Smiley told Muccio in a shareholders’ meeting that the company didn’t have money to pay its bills. The only options were to shut down or file for bankruptcy protection, so Muccio voted for Chapter 11 reorganization.

“It seemed like the only alternative to preserve the interests of all of the shareholders and allow the company to continue to work its way into profitability,” he said.

Hunt also said she voted for bankruptcy because it was “the best choice to keep this company in operation.

“It was a hard decision for me,” she said. “I did not want to be associated with bankruptcy. Because of the position I’m in, I didn’t feel like it … looked good for our family.”

After the company was in bankruptcy protection, Muccio began to believe that he had been misled about the health of the company. He said the company needed his vote to move it into bankruptcy.

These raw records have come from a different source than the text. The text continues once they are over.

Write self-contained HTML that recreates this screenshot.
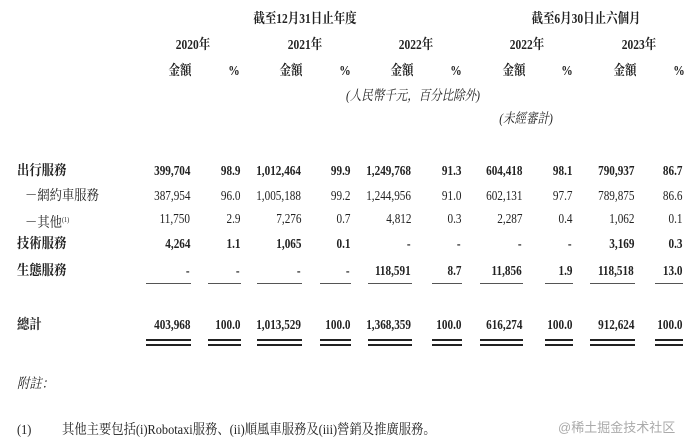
<!DOCTYPE html>
<html><head><meta charset="utf-8"><style>
body{margin:0;width:692px;height:447px;background:#fff;position:relative;overflow:hidden;font-family:"Liberation Serif","Noto Serif CJK SC",serif;color:#222;}
div{position:absolute;white-space:nowrap;line-height:16px;font-size:14px;}
.r{transform:scaleX(0.8);transform-origin:right center;}
.c{transform:translateX(-50%) scaleX(0.82);}
.l{transform:scaleX(0.88);transform-origin:left center;}
.b{font-weight:bold;}
.i{font-style:italic;}
.ln{height:1px;background:#555;}
.dl{height:2px;background:#222;}
</style></head><body>
<div class="c b" style="left:305px;top:12px">截至12月31日止年度</div>
<div class="c b" style="left:586px;top:12px">截至6月30日止六個月</div>

<div class="c b" style="left:193px;top:38px">2020年</div>
<div class="c b" style="left:305px;top:38px">2021年</div>
<div class="c b" style="left:416px;top:38px">2022年</div>
<div class="c b" style="left:527px;top:38px">2022年</div>
<div class="c b" style="left:639px;top:38px">2023年</div>

<div class="c b" style="left:180px;top:64px">金額</div><div class="c b" style="left:234px;top:64px">%</div>
<div class="c b" style="left:291px;top:64px">金額</div><div class="c b" style="left:345px;top:64px">%</div>
<div class="c b" style="left:402px;top:64px">金額</div><div class="c b" style="left:456px;top:64px">%</div>
<div class="c b" style="left:514px;top:64px">金額</div><div class="c b" style="left:567px;top:64px">%</div>
<div class="c b" style="left:625px;top:64px">金額</div><div class="c b" style="left:679px;top:64px">%</div>

<div class="c i" style="left:413px;top:89px">(人民幣千元，百分比除外)</div>
<div class="c i" style="left:526px;top:112px">(未經審計)</div>

<div class="l b" style="left:17px;top:164px">出行服務</div>
<div class="l" style="left:25px;top:189px">－網約車服務</div>
<div class="l" style="left:25px;top:212px">－其他<span style="font-size:7px;vertical-align:5px">(1)</span></div>
<div class="l b" style="left:17px;top:237px">技術服務</div>
<div class="l b" style="left:17px;top:264px">生態服務</div>
<div class="l b" style="left:17px;top:318px">總計</div>

<div class="r b" style="right:502px;top:164px">399,704</div><div class="r b" style="right:452px;top:164px">98.9</div>
<div class="r b" style="right:391px;top:164px">1,012,464</div><div class="r b" style="right:342px;top:164px">99.9</div>
<div class="r b" style="right:281px;top:164px">1,249,768</div><div class="r b" style="right:231px;top:164px">91.3</div>
<div class="r b" style="right:170px;top:164px">604,418</div><div class="r b" style="right:120px;top:164px">98.1</div>
<div class="r b" style="right:58px;top:164px">790,937</div><div class="r b" style="right:10px;top:164px">86.7</div>

<div class="r" style="right:502px;top:189px">387,954</div><div class="r" style="right:452px;top:189px">96.0</div>
<div class="r" style="right:391px;top:189px">1,005,188</div><div class="r" style="right:342px;top:189px">99.2</div>
<div class="r" style="right:281px;top:189px">1,244,956</div><div class="r" style="right:231px;top:189px">91.0</div>
<div class="r" style="right:170px;top:189px">602,131</div><div class="r" style="right:120px;top:189px">97.7</div>
<div class="r" style="right:58px;top:189px">789,875</div><div class="r" style="right:10px;top:189px">86.6</div>

<div class="r" style="right:502px;top:212px">11,750</div><div class="r" style="right:452px;top:212px">2.9</div>
<div class="r" style="right:391px;top:212px">7,276</div><div class="r" style="right:342px;top:212px">0.7</div>
<div class="r" style="right:281px;top:212px">4,812</div><div class="r" style="right:231px;top:212px">0.3</div>
<div class="r" style="right:170px;top:212px">2,287</div><div class="r" style="right:120px;top:212px">0.4</div>
<div class="r" style="right:58px;top:212px">1,062</div><div class="r" style="right:10px;top:212px">0.1</div>

<div class="r b" style="right:502px;top:237px">4,264</div><div class="r b" style="right:452px;top:237px">1.1</div>
<div class="r b" style="right:391px;top:237px">1,065</div><div class="r b" style="right:342px;top:237px">0.1</div>
<div class="r b" style="right:281px;top:237px">-</div><div class="r b" style="right:231px;top:237px">-</div>
<div class="r b" style="right:170px;top:237px">-</div><div class="r b" style="right:120px;top:237px">-</div>
<div class="r b" style="right:58px;top:237px">3,169</div><div class="r b" style="right:10px;top:237px">0.3</div>

<div class="r b" style="right:502px;top:264px">-</div><div class="r b" style="right:452px;top:264px">-</div>
<div class="r b" style="right:391px;top:264px">-</div><div class="r b" style="right:342px;top:264px">-</div>
<div class="r b" style="right:281px;top:264px">118,591</div><div class="r b" style="right:231px;top:264px">8.7</div>
<div class="r b" style="right:170px;top:264px">11,856</div><div class="r b" style="right:120px;top:264px">1.9</div>
<div class="r b" style="right:58px;top:264px">118,518</div><div class="r b" style="right:10px;top:264px">13.0</div>

<div class="r b" style="right:502px;top:318px">403,968</div><div class="r b" style="right:452px;top:318px">100.0</div>
<div class="r b" style="right:391px;top:318px">1,013,529</div><div class="r b" style="right:342px;top:318px">100.0</div>
<div class="r b" style="right:281px;top:318px">1,368,359</div><div class="r b" style="right:231px;top:318px">100.0</div>
<div class="r b" style="right:170px;top:318px">616,274</div><div class="r b" style="right:120px;top:318px">100.0</div>
<div class="r b" style="right:58px;top:318px">912,624</div><div class="r b" style="right:10px;top:318px">100.0</div>

<div class="ln" style="left:146px;width:45px;top:283px"></div><div class="ln" style="left:208px;width:33px;top:283px"></div>
<div class="ln" style="left:257px;width:45px;top:283px"></div><div class="ln" style="left:320px;width:31px;top:283px"></div>
<div class="ln" style="left:368px;width:44px;top:283px"></div><div class="ln" style="left:432px;width:30px;top:283px"></div>
<div class="ln" style="left:480px;width:43px;top:283px"></div><div class="ln" style="left:545px;width:28px;top:283px"></div>
<div class="ln" style="left:590px;width:45px;top:283px"></div><div class="ln" style="left:655px;width:28px;top:283px"></div>

<div class="dl" style="left:146px;width:45px;top:339px"></div><div class="dl" style="left:208px;width:33px;top:339px"></div>
<div class="dl" style="left:257px;width:45px;top:339px"></div><div class="dl" style="left:320px;width:31px;top:339px"></div>
<div class="dl" style="left:368px;width:44px;top:339px"></div><div class="dl" style="left:432px;width:30px;top:339px"></div>
<div class="dl" style="left:480px;width:43px;top:339px"></div><div class="dl" style="left:545px;width:28px;top:339px"></div>
<div class="dl" style="left:590px;width:45px;top:339px"></div><div class="dl" style="left:655px;width:28px;top:339px"></div>
<div class="dl" style="left:146px;width:45px;top:344px"></div><div class="dl" style="left:208px;width:33px;top:344px"></div>
<div class="dl" style="left:257px;width:45px;top:344px"></div><div class="dl" style="left:320px;width:31px;top:344px"></div>
<div class="dl" style="left:368px;width:44px;top:344px"></div><div class="dl" style="left:432px;width:30px;top:344px"></div>
<div class="dl" style="left:480px;width:43px;top:344px"></div><div class="dl" style="left:545px;width:28px;top:344px"></div>
<div class="dl" style="left:590px;width:45px;top:344px"></div><div class="dl" style="left:655px;width:28px;top:344px"></div>

<div class="l i" style="left:17px;top:377px">附註：</div>
<div class="l" style="left:17px;top:423px">(1)</div>
<div class="l" style="left:62px;top:423px">其他主要包括(i)Robotaxi服務、(ii)順風車服務及(iii)營銷及推廣服務。</div>
<div style="left:558px;top:420px;font-family:'Liberation Sans','Noto Sans CJK SC',sans-serif;color:#aaa;font-size:13px">@稀土掘金技术社区</div>
</body></html>
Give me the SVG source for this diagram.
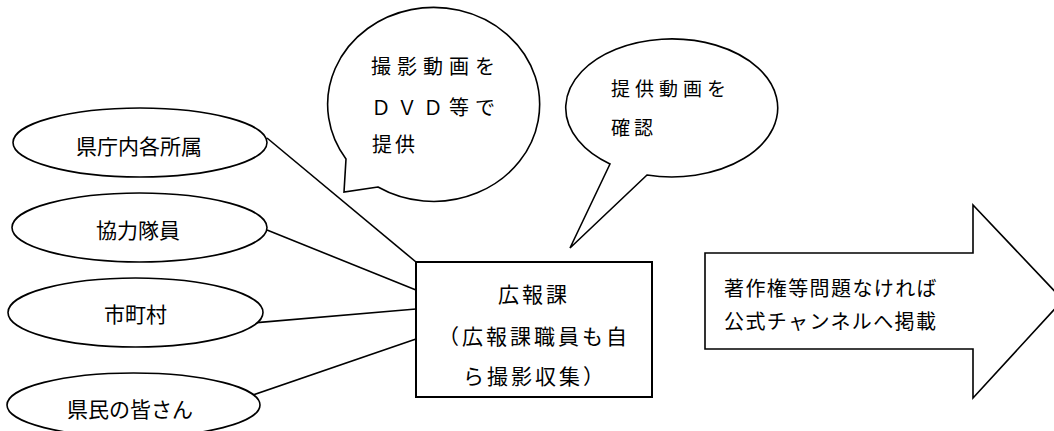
<svg xmlns="http://www.w3.org/2000/svg" width="1054" height="431" viewBox="0 0 1054 431">
<style>
.s{fill:#fff;stroke:#000;stroke-width:1.6}
.c{stroke:#000;stroke-width:1.6;fill:none}
.t{font-family:"Noto Sans CJK JP","Noto Sans",sans-serif;fill:#000}
.e{font-size:21px;letter-spacing:0px}
.r{font-size:21px;letter-spacing:3px}
.b{font-size:20px}
.a{font-size:20px;letter-spacing:1.4px}
</style>
<rect width="1054" height="431" fill="#fff"/>
<g id="connectors">
<line class="c" x1="267" y1="138" x2="416" y2="262"/>
<line class="c" x1="267" y1="230" x2="416" y2="290"/>
<line class="c" x1="253" y1="323" x2="416" y2="309"/>
<line class="c" x1="253" y1="395" x2="416" y2="339"/>
</g>
<g id="n1"><ellipse class="s" cx="140" cy="142.5" rx="127" ry="34.5"/><text class="t e" x="76" y="154">県庁内各所属</text></g>
<g id="n2"><ellipse class="s" cx="139.5" cy="227.5" rx="127.5" ry="34.5"/><text class="t e" x="96" y="238">協力隊員</text></g>
<g id="n3"><ellipse class="s" cx="135.5" cy="312.5" rx="127.5" ry="34.5"/><text class="t e" x="104" y="322">市町村</text></g>
<g id="n4"><ellipse class="s" cx="133.5" cy="405" rx="126.5" ry="32"/><text class="t e" x="67" y="417">県民の皆さん</text></g>
<g id="koho"><rect class="s" x="416" y="262" width="236" height="135" style="stroke-width:2"/>
<text class="t r" x="498" y="302">広報課</text>
<text class="t r" x="438" y="344">（広報課職員も自</text>
<text class="t r" x="463" y="384">ら撮影収集）</text></g>
<g id="bubble1"><path class="s" d="M 378,187 L 344,192 L 346,159 A 106 97 0 1 1 378,187 Z"/>
<text class="t b" x="371" y="74" style="letter-spacing:6px">撮影動画を</text>
<text class="t b" x="371" y="115" style="letter-spacing:6px">ＤＶＤ等で</text>
<text class="t b" x="372" y="152" style="letter-spacing:3px">提供</text></g>
<g id="bubble2"><path class="s" d="M 647,175 L 570,248 L 610,164 A 106 69 0 1 1 647,175 Z"/>
<text class="t b" x="611" y="96" style="font-size:19px;letter-spacing:5px">提供動画を</text>
<text class="t b" x="611" y="135" style="font-size:19px;letter-spacing:4px">確認</text></g>
<g id="publish"><path class="s" d="M 705,253 L 973,253 L 973,205 L 1063,300 L 973,398 L 973,349 L 705,349 Z"/>
<text class="t a" x="724" y="296">著作権等問題なければ</text>
<text class="t a" x="724" y="329">公式チャンネルへ掲載</text></g>
</svg>
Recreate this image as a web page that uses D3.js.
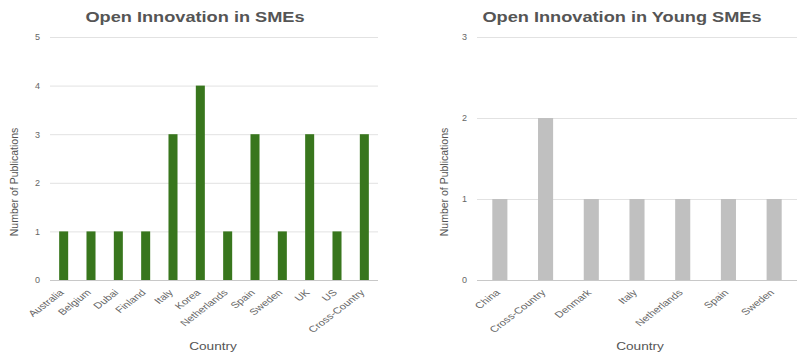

He said later he learned that there was $600,000 in a bank account. He said that money could have been used to cover the company’s bills.

BioBased listed $13 million in debts and $2.8 million in assets.

In bankruptcy, Hunt proposed that her company buy the assets for $2.8 million.

Muccio tried to block the move in bankruptcy, saying the value was too low, especially for the intellectual property, which was listed as having zero value.

Bankruptcy Judge Barry said he didn’t think the value was too low. He said the intellectual property was worth something but he just didn’t know how much.

Barry approved Hunt’s plan, which left the Muccios with about $45,000 from their $1.2 million investment in BioBased.

Phillips also said he lost his investment in BioBased. “My whole life’s hope was in this company and Mr. Muccio,” Phillips said. “I thought it was worth $50 million, but it’s not.”